Data handling: submissions are retrievable,
exportable, or integrable for operational use.
Real-world adoption: enough public documentation
and review presence to compare responsibly.
FAQ
Which no-code form builder is “the best”?
There is no universal winner. Choose based on monthly submission
volume, logic complexity, payment needs, compliance requirements, and
where responses must land (CRM, spreadsheet, data warehouse, or
ticketing).
Why include suite products like Google/Microsoft/HubSpot?
Because many teams already pay for them, and the best tool is often
the one that avoids another vendor and meets the requirement.
Editorial independence
No Code Form Builders exists to help you narrow a crowded market. Our
goal is useful structure: comparable profiles, clear pros and cons,
and links so you can verify claims yourself.
How tools are ordered
Order on this page reflects a mix of category relevance, breadth of
use cases, and how often tools appear in buyer shortlists for no-code
form projects. It is not a pay-to-rank list. Nothing
on this page is labeled as sponsored placement.
Affiliate and commercial relationships
Some outbound links may use affiliate or referral tracking if the site
owner configures partnerships. That can help fund maintenance of the
network, but it does not decide which tools we cover or how we
describe them. If a placement is ever sponsored, we will label it
explicitly in the copy (none are labeled that way here).
What we will not do
Sell placement in the shortlist or comparison table without clear
disclosure.
Present marketing claims from vendors as our own test results.

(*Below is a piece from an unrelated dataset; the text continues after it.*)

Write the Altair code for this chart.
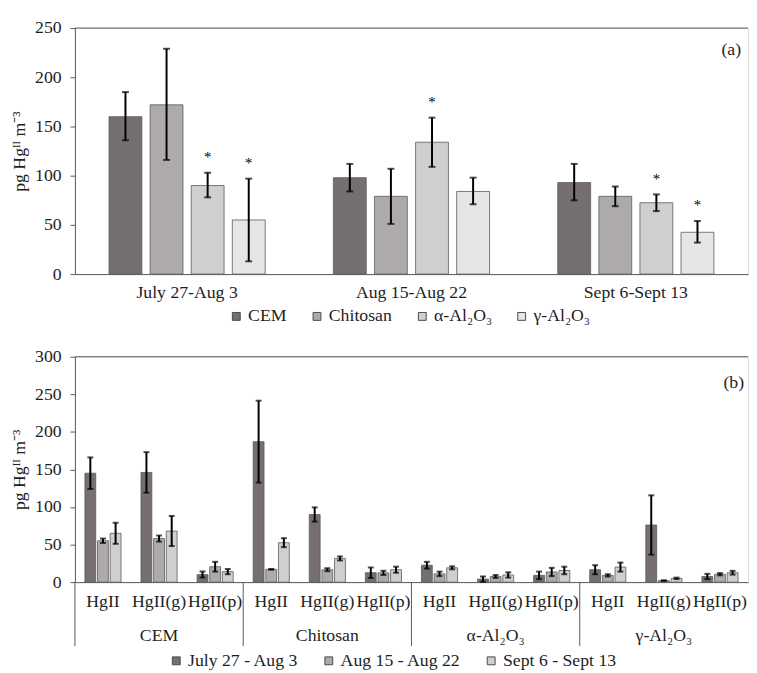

Hide limitations that show up repeatedly in buyer reviews or pricing
fine print.
Corrections and feedback
Pricing pages change, features ship, and review scores shift. If you
spot a factual error or a broken link, contact us at
editors@nocodeformbuilders.com
with the tool name and source you believe is more accurate. We review
corrections on a best-effort basis.
You should still run a pilot with real traffic, confirm compliance
requirements with your counsel, and validate integrations in your
stack before committing to an annual contract.